● **TASK INSTRUCTIONS**: Exactly and only the lines from the one containing "Write a Python" through the one containing "bottom += vals" are to be repeated, both ends included.
#### ENTRIES SHOWN ####
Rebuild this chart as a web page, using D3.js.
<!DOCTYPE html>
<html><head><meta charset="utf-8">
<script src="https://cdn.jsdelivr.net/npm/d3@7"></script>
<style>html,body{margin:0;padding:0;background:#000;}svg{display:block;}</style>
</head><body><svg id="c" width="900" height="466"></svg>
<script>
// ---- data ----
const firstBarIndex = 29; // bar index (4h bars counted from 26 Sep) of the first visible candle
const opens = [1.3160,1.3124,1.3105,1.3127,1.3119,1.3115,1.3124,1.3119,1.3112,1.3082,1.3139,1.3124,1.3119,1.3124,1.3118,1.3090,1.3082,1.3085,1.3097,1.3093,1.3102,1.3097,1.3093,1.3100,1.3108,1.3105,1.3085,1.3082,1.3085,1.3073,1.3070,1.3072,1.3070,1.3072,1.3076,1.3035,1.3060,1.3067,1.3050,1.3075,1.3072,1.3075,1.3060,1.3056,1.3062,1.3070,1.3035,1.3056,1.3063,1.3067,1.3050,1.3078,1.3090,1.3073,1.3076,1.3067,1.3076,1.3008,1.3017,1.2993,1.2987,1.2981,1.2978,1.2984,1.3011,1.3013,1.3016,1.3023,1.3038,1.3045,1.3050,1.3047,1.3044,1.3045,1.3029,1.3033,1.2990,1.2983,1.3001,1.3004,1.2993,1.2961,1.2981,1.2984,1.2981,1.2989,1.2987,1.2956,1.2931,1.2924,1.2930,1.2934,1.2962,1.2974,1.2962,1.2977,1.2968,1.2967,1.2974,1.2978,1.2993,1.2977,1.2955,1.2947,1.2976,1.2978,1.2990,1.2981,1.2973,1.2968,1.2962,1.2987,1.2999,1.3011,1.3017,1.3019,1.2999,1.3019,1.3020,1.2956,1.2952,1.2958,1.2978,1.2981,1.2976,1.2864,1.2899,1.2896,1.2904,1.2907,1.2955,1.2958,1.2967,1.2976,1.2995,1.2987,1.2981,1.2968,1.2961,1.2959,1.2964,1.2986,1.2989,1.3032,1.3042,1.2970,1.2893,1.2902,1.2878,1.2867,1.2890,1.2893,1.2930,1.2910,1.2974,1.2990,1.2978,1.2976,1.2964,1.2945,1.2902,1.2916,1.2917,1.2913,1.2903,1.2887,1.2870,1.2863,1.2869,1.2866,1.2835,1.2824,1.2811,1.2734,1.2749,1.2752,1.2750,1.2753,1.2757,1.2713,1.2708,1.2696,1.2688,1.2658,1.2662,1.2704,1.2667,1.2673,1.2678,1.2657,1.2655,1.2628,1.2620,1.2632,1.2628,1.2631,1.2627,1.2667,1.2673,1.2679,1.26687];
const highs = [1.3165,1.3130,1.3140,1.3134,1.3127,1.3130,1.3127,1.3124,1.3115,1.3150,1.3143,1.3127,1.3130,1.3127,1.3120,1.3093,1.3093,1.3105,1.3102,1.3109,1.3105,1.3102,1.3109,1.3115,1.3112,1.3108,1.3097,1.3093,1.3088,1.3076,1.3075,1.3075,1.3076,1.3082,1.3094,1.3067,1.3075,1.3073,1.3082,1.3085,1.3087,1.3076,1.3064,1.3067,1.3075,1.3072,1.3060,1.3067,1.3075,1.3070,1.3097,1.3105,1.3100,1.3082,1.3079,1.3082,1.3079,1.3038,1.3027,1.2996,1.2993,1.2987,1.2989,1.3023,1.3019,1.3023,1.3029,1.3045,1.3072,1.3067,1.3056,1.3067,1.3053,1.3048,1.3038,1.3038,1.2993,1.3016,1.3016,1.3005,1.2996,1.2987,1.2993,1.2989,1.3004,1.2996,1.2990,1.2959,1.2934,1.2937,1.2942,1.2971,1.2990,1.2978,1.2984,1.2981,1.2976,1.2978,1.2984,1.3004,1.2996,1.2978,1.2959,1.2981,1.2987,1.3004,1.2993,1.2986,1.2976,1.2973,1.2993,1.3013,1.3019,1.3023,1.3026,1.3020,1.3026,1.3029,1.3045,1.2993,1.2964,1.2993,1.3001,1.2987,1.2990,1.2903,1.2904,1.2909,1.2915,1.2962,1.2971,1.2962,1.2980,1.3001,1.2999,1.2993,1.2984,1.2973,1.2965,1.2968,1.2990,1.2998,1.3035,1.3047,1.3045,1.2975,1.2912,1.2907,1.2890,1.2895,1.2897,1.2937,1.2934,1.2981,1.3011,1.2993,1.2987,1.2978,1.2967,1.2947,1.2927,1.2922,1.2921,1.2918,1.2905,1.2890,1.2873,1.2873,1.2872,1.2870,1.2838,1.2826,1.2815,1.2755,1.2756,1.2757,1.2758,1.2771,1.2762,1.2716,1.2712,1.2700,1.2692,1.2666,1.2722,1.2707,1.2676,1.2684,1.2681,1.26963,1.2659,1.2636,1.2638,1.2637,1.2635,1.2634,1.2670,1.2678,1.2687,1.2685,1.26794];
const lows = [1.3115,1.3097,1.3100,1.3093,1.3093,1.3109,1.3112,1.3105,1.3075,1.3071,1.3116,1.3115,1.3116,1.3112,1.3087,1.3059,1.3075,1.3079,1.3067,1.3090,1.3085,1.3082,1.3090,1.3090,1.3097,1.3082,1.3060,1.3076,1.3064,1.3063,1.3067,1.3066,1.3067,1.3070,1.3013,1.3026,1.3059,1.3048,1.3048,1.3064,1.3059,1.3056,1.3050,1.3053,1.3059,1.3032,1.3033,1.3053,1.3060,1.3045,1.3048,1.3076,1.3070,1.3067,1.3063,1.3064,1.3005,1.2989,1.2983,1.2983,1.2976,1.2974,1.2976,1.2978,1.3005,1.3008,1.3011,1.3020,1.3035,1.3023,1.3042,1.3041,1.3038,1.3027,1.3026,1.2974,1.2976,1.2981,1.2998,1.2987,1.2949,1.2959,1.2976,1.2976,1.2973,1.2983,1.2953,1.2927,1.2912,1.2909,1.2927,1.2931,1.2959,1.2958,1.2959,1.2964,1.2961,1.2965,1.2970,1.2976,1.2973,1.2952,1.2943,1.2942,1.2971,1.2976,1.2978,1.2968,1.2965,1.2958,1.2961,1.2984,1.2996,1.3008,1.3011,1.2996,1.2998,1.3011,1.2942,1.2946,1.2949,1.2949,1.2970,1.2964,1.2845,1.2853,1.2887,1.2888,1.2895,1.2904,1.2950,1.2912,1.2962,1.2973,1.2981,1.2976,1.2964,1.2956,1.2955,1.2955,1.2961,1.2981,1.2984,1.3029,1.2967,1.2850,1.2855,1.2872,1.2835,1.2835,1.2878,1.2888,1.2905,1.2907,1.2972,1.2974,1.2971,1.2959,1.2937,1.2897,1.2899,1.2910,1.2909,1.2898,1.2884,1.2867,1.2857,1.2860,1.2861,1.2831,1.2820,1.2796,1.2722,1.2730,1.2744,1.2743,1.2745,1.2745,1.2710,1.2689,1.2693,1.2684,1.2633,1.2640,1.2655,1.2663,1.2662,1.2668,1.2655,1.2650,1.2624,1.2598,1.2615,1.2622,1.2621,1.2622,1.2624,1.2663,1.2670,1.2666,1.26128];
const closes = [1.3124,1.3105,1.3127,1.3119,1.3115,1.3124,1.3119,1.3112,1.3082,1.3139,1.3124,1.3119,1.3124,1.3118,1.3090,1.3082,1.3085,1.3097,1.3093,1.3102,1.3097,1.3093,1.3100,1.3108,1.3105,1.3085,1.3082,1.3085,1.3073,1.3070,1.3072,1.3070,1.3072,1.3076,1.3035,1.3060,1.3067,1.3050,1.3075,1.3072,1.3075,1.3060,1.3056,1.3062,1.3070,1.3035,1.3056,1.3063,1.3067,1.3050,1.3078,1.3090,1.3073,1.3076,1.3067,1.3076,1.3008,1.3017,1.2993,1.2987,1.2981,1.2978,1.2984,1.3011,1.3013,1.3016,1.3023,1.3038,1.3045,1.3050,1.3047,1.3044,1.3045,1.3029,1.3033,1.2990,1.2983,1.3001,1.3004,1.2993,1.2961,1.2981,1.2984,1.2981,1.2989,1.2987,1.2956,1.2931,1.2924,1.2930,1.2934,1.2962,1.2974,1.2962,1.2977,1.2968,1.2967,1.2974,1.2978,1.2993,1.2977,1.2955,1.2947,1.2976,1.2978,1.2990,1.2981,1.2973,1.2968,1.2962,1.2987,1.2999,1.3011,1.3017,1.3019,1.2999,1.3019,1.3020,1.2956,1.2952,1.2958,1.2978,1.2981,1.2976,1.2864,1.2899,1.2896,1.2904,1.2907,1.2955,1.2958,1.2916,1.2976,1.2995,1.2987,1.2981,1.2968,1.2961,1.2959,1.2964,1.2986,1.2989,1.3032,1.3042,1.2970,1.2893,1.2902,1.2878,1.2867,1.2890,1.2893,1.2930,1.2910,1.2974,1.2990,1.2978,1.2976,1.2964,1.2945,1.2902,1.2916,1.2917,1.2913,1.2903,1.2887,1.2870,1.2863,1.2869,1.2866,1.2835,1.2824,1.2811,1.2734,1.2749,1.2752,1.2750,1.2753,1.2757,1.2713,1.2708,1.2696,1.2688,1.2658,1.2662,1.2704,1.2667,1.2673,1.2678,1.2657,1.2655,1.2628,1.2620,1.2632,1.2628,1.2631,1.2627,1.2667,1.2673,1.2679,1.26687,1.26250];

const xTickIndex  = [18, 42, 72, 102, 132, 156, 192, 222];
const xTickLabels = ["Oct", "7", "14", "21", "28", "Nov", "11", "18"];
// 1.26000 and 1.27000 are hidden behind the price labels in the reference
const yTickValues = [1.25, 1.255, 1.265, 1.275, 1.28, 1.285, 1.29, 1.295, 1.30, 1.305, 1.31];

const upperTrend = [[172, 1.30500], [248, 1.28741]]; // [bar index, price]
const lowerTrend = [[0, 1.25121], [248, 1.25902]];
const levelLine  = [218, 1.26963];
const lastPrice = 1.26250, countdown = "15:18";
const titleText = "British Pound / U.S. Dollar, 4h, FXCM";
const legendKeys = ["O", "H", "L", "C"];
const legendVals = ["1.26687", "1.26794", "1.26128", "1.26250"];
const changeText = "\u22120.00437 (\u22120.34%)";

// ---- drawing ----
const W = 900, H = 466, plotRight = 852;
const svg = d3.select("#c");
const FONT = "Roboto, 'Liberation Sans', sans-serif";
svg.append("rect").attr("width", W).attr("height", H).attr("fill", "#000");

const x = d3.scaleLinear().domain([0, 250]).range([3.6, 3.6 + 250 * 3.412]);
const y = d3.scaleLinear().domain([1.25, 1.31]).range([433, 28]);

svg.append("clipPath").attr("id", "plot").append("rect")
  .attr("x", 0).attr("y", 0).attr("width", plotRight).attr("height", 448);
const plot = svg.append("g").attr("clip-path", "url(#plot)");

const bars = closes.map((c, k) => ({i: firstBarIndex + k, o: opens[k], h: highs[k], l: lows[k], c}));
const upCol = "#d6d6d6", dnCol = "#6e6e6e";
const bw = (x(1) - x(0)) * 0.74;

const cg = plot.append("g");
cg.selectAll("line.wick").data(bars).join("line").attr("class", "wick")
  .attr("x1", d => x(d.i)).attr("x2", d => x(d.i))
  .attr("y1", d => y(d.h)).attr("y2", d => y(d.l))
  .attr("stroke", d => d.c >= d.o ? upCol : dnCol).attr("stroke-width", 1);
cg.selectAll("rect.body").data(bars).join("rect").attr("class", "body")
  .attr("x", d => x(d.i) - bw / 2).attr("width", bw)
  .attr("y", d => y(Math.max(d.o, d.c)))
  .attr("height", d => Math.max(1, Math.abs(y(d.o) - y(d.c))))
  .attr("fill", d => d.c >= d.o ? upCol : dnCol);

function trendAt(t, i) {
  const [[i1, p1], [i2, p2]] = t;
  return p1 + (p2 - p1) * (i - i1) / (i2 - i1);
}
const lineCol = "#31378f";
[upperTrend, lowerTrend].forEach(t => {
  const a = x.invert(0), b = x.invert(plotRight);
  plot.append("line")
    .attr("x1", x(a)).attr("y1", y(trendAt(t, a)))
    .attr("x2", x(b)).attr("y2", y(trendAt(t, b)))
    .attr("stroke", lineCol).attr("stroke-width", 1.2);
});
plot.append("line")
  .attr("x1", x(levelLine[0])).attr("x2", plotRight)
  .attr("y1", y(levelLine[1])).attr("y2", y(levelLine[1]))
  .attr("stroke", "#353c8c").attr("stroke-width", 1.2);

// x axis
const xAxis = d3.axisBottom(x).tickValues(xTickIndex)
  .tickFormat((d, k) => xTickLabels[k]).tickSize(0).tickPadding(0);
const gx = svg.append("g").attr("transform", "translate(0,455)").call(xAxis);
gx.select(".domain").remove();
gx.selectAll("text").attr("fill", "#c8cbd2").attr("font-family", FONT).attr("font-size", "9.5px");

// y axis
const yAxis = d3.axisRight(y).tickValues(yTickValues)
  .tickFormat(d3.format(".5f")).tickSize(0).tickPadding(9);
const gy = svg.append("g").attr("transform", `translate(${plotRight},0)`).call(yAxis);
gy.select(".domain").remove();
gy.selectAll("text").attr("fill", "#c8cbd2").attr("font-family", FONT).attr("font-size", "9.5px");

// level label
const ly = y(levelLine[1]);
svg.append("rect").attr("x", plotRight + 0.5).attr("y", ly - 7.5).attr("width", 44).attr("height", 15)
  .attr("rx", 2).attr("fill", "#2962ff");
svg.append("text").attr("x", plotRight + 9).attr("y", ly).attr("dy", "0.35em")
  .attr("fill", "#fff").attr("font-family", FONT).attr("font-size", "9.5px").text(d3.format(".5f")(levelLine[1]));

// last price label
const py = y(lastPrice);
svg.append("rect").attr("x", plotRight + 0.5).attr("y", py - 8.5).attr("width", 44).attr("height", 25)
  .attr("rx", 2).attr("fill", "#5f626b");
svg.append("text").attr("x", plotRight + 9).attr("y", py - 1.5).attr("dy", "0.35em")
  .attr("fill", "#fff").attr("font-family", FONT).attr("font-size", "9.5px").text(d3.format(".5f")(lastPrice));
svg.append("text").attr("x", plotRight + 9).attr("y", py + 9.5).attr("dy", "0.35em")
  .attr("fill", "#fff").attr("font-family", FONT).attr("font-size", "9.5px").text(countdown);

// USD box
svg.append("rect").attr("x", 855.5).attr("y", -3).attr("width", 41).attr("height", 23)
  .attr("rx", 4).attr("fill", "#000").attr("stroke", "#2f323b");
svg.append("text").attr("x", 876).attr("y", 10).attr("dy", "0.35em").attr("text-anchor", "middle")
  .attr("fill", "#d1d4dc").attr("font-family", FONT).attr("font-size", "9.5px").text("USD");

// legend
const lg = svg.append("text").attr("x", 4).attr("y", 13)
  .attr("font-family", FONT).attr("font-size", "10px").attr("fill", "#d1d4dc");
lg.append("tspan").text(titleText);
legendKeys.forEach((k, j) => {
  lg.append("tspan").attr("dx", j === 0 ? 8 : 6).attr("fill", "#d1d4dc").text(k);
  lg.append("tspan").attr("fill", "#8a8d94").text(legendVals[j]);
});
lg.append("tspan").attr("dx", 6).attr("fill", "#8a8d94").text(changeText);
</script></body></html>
####
#### ENTRIES SHOWN ####
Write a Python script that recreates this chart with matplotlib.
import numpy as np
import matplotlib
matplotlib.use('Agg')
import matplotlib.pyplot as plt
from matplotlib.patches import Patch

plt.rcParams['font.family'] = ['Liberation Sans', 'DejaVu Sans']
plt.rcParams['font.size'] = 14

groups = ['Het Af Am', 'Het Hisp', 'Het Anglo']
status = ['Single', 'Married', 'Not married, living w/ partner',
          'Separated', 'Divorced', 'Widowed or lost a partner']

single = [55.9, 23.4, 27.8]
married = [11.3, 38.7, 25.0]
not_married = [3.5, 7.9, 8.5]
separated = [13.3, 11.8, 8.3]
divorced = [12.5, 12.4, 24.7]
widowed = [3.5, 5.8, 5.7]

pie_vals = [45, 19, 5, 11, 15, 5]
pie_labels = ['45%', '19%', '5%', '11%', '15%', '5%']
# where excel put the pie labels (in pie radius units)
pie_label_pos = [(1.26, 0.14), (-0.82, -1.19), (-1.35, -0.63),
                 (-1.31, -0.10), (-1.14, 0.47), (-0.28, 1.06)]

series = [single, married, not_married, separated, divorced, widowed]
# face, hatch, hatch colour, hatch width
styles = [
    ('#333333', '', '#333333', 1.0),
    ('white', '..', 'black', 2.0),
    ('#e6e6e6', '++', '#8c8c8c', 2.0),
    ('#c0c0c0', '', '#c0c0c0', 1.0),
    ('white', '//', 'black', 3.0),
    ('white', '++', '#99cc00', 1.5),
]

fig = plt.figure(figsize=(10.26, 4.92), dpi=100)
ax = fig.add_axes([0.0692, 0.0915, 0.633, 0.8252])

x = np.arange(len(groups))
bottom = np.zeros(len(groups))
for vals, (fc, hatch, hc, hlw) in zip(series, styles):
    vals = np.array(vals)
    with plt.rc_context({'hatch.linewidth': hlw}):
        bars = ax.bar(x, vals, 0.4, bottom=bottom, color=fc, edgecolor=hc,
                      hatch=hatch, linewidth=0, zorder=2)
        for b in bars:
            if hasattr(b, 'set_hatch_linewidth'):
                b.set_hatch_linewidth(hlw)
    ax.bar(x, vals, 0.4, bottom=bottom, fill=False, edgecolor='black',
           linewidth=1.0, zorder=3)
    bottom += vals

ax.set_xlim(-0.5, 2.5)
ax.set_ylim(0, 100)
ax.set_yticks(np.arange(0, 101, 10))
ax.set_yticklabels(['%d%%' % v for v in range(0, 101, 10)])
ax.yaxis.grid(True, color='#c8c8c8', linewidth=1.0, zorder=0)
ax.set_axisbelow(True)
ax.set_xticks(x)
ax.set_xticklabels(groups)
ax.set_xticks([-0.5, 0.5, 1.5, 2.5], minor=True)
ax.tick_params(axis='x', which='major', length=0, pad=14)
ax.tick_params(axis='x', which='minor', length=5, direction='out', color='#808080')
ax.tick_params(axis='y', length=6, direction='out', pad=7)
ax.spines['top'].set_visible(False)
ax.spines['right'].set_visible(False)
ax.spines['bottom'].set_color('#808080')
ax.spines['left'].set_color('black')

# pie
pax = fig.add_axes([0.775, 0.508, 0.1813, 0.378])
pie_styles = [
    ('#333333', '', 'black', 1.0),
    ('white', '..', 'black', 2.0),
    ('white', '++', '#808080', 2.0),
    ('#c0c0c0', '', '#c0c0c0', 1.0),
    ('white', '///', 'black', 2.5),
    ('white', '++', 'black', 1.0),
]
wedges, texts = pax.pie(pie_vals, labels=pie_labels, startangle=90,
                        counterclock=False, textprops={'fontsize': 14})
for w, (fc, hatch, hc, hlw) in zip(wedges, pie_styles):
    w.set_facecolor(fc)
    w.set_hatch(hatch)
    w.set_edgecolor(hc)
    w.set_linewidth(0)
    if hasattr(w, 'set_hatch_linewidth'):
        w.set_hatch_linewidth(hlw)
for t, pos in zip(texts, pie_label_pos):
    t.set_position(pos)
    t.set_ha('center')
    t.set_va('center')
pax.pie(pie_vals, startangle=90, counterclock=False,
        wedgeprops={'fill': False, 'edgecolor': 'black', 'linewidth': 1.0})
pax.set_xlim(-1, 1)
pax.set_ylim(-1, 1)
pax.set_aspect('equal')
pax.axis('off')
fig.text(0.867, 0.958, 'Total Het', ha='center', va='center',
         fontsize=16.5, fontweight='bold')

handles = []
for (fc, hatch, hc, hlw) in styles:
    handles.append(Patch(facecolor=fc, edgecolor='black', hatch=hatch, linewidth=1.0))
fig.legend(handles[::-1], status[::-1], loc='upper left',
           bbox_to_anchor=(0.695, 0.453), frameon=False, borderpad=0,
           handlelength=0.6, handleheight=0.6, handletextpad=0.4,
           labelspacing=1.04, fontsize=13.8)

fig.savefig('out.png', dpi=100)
####
#### ENTRIES SHOWN ####
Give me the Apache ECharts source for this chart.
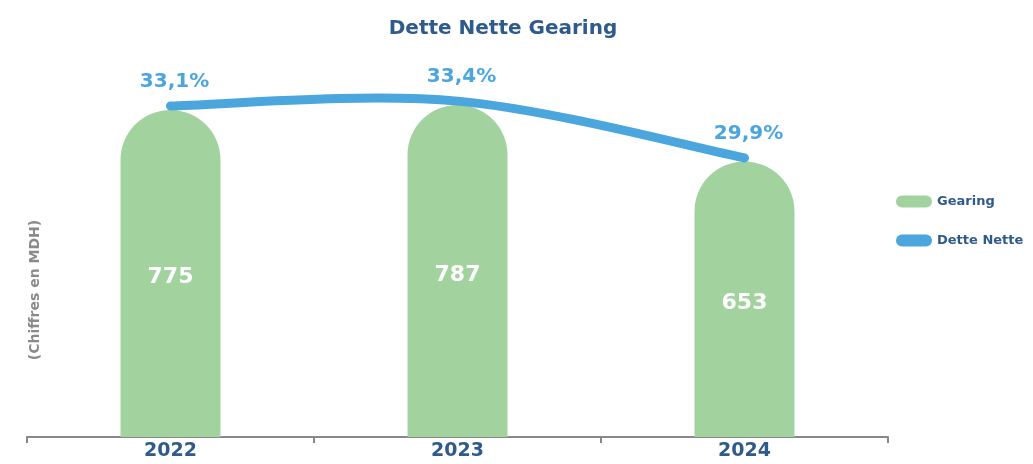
####
● **THE RESULT**:
Write a Python script that recreates this chart with matplotlib.
import numpy as np
import matplotlib
matplotlib.use('Agg')
import matplotlib.pyplot as plt
from matplotlib.patches import Patch

plt.rcParams['font.family'] = ['Liberation Sans', 'DejaVu Sans']
plt.rcParams['font.size'] = 14

groups = ['Het Af Am', 'Het Hisp', 'Het Anglo']
status = ['Single', 'Married', 'Not married, living w/ partner',
          'Separated', 'Divorced', 'Widowed or lost a partner']

single = [55.9, 23.4, 27.8]
married = [11.3, 38.7, 25.0]
not_married = [3.5, 7.9, 8.5]
separated = [13.3, 11.8, 8.3]
divorced = [12.5, 12.4, 24.7]
widowed = [3.5, 5.8, 5.7]

pie_vals = [45, 19, 5, 11, 15, 5]
pie_labels = ['45%', '19%', '5%', '11%', '15%', '5%']
# where excel put the pie labels (in pie radius units)
pie_label_pos = [(1.26, 0.14), (-0.82, -1.19), (-1.35, -0.63),
                 (-1.31, -0.10), (-1.14, 0.47), (-0.28, 1.06)]

series = [single, married, not_married, separated, divorced, widowed]
# face, hatch, hatch colour, hatch width
styles = [
    ('#333333', '', '#333333', 1.0),
    ('white', '..', 'black', 2.0),
    ('#e6e6e6', '++', '#8c8c8c', 2.0),
    ('#c0c0c0', '', '#c0c0c0', 1.0),
    ('white', '//', 'black', 3.0),
    ('white', '++', '#99cc00', 1.5),
]

fig = plt.figure(figsize=(10.26, 4.92), dpi=100)
ax = fig.add_axes([0.0692, 0.0915, 0.633, 0.8252])

x = np.arange(len(groups))
bottom = np.zeros(len(groups))
for vals, (fc, hatch, hc, hlw) in zip(series, styles):
    vals = np.array(vals)
    with plt.rc_context({'hatch.linewidth': hlw}):
        bars = ax.bar(x, vals, 0.4, bottom=bottom, color=fc, edgecolor=hc,
                      hatch=hatch, linewidth=0, zorder=2)
        for b in bars:
            if hasattr(b, 'set_hatch_linewidth'):
                b.set_hatch_linewidth(hlw)
    ax.bar(x, vals, 0.4, bottom=bottom, fill=False, edgecolor='black',
           linewidth=1.0, zorder=3)
    bottom += vals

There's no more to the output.